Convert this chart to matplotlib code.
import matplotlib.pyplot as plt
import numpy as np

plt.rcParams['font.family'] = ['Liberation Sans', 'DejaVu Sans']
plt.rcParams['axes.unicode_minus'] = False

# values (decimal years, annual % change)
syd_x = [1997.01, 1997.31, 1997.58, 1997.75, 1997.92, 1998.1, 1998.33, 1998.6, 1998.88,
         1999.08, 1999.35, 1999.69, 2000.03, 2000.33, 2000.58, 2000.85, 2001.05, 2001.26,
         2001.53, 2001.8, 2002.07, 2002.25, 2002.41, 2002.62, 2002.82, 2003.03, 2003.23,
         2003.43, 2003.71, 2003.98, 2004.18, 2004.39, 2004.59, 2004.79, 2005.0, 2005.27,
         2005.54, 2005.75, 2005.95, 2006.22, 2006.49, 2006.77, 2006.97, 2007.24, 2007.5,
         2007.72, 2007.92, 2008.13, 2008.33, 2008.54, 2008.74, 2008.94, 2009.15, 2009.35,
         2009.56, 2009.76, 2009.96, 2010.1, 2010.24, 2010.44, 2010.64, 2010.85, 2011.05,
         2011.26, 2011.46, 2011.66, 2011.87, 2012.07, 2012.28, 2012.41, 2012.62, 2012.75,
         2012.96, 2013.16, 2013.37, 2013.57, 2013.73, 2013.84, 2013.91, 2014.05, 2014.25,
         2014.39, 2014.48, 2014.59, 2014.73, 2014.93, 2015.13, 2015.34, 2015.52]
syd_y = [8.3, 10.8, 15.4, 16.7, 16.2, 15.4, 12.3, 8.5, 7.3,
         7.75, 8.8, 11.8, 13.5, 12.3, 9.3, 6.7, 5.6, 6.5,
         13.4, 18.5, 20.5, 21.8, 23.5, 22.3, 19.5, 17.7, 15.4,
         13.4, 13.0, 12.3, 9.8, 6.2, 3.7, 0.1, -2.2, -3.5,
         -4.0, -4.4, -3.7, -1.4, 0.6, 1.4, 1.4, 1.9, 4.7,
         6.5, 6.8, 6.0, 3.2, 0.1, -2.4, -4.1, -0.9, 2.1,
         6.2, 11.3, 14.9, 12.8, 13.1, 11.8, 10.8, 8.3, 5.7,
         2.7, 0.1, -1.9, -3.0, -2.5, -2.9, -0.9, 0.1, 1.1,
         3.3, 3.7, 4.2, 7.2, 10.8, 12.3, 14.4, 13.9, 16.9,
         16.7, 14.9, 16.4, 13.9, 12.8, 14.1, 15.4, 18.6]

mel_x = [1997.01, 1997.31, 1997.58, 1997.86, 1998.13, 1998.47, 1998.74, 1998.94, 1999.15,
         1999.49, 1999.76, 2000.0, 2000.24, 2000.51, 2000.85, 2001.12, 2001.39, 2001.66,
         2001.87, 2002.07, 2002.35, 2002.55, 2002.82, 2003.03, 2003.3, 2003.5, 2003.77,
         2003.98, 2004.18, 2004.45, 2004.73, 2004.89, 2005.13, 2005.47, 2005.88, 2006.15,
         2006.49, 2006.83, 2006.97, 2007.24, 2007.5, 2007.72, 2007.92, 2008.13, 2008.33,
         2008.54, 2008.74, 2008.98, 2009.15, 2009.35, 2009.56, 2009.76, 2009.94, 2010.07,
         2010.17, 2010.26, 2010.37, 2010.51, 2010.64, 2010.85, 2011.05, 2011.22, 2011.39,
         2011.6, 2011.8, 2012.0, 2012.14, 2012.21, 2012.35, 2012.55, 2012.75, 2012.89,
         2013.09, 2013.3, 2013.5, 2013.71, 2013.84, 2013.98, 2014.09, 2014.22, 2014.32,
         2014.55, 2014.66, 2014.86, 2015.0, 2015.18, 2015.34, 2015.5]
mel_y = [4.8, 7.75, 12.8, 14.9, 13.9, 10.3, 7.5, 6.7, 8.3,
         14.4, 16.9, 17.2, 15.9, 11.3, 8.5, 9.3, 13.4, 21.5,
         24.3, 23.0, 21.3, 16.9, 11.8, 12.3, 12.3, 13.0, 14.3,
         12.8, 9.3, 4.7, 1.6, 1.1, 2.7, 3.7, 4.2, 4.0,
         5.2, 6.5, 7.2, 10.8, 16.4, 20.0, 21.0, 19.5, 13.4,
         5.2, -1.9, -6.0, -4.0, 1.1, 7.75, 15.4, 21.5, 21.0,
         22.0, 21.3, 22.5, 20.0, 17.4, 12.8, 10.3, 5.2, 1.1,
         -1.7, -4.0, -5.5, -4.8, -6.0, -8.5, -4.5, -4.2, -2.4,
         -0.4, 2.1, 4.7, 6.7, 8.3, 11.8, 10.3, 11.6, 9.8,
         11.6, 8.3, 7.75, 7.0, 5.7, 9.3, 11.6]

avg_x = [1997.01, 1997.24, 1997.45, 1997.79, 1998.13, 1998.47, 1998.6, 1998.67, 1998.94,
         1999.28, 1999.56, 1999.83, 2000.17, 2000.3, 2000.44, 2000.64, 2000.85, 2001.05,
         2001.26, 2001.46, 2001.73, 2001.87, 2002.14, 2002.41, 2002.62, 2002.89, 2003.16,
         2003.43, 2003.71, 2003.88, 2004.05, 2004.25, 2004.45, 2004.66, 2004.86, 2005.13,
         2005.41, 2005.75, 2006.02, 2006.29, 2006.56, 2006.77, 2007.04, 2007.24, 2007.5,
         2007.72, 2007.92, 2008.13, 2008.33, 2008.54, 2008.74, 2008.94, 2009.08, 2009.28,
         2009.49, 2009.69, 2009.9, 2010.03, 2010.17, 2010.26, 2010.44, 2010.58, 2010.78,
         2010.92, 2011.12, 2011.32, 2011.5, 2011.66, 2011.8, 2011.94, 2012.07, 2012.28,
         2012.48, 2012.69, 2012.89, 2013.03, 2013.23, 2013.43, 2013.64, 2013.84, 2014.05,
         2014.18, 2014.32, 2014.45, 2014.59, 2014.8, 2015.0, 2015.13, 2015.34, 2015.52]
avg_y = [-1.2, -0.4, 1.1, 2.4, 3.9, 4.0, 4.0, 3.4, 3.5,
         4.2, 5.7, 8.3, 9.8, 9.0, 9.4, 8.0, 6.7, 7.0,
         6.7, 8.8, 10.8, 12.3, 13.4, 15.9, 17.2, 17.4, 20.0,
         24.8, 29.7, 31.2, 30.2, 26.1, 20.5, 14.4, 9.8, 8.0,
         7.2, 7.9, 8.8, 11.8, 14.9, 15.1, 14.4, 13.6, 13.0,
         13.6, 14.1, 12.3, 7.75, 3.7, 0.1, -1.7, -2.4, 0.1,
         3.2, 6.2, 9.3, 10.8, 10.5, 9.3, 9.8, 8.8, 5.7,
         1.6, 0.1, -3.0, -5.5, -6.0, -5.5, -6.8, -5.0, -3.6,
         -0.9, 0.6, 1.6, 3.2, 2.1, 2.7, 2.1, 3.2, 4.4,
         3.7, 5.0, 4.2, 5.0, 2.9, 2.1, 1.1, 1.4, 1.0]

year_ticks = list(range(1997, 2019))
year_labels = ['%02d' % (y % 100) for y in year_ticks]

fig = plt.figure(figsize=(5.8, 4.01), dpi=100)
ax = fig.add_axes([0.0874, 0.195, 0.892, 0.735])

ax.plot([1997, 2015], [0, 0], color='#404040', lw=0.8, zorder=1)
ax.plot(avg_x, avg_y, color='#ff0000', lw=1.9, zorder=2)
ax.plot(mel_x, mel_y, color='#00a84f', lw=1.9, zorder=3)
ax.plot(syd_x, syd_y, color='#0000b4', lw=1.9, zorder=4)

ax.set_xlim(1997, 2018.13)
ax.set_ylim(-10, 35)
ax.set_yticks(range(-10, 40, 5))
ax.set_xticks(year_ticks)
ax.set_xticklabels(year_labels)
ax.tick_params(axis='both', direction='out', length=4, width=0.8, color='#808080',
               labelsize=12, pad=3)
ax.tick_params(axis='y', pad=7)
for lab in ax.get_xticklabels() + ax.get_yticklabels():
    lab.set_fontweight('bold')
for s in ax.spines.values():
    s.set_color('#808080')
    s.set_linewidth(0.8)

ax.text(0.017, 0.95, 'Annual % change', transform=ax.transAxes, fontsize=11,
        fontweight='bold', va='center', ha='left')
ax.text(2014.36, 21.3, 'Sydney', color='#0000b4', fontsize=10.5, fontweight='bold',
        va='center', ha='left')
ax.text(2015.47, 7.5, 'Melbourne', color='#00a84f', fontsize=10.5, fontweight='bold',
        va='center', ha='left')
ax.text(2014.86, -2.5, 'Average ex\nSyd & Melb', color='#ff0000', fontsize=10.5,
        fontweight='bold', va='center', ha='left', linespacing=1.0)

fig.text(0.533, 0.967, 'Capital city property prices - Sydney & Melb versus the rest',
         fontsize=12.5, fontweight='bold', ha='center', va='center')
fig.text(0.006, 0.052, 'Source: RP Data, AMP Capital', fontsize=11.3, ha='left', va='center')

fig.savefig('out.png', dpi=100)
- - -
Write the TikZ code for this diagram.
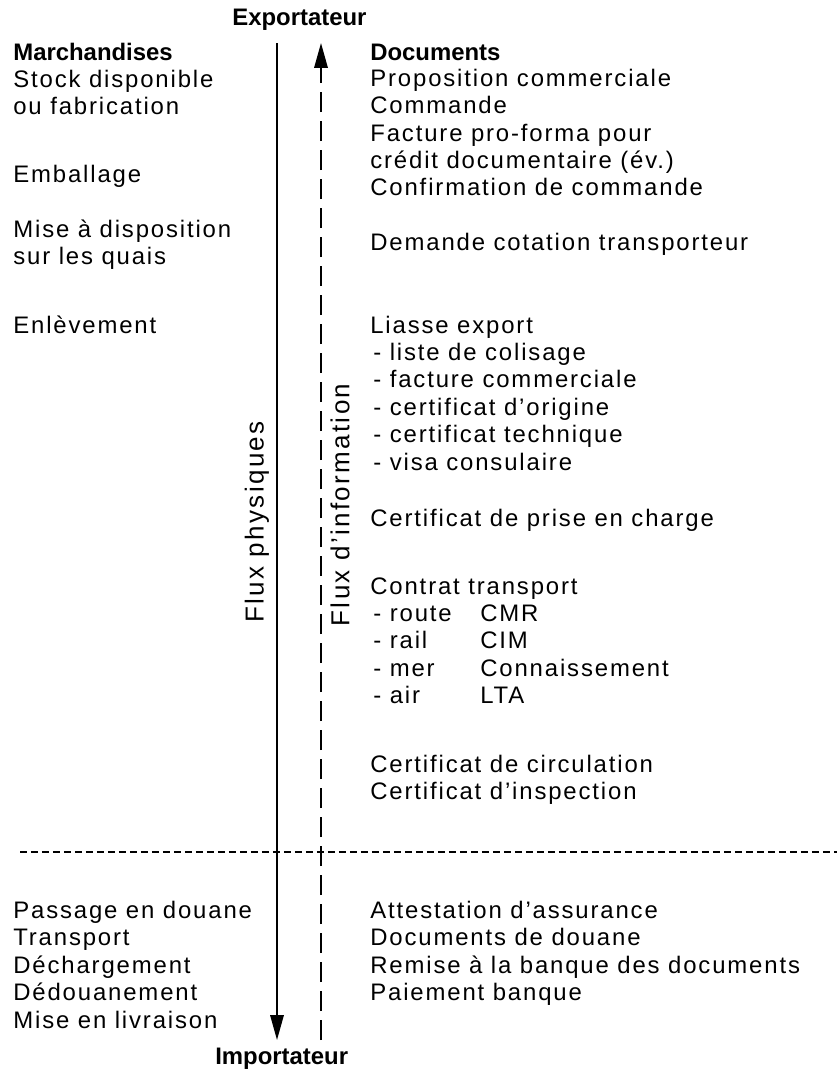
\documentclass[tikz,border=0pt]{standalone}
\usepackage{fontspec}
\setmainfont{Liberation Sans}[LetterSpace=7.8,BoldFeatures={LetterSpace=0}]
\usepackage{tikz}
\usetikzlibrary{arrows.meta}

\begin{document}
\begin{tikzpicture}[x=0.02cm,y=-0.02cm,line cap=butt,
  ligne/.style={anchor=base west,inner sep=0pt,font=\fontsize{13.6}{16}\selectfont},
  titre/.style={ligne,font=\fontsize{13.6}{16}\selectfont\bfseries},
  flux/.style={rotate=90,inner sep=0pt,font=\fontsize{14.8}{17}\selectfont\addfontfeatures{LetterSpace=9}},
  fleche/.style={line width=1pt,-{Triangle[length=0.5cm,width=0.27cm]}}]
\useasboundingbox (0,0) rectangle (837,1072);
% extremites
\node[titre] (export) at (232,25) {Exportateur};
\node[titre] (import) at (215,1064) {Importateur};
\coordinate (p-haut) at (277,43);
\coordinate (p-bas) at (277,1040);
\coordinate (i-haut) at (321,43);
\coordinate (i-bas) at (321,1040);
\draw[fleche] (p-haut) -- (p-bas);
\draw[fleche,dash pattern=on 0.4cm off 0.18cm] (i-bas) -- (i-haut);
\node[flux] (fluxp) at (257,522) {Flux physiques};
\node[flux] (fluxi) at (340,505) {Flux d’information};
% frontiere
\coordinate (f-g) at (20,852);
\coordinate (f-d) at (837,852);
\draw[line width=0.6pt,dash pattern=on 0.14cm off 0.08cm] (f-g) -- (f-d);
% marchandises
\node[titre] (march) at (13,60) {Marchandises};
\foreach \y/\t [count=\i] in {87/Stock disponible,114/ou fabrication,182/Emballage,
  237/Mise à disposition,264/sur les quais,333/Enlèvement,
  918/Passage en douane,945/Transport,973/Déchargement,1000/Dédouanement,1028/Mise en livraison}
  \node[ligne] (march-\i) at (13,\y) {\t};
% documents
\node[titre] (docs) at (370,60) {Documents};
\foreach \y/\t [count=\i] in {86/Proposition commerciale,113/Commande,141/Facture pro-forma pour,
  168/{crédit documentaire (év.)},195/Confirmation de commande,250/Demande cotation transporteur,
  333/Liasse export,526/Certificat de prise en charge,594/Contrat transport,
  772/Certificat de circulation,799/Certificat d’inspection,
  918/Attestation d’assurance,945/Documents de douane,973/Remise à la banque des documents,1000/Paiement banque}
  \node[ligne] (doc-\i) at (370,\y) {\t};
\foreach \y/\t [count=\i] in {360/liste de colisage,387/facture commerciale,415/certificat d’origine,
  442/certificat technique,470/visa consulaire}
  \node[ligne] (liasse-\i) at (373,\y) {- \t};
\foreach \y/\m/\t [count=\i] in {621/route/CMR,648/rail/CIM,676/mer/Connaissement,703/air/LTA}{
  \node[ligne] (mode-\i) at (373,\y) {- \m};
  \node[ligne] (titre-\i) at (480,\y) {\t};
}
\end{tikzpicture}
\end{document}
- - -
▶ _EXERCISE BRIEF_: Everything from the line containing "Convert this chart to matplotlib code." down to the line containing "plt.rcParams['axes.unicode_minus'] = False" should be retyped exactly, both lines included, and nothing more.

▶ _WRITTEN ANSWER_:
Convert this chart to matplotlib code.
import matplotlib.pyplot as plt
import numpy as np

plt.rcParams['font.family'] = ['Liberation Sans', 'DejaVu Sans']
plt.rcParams['axes.unicode_minus'] = False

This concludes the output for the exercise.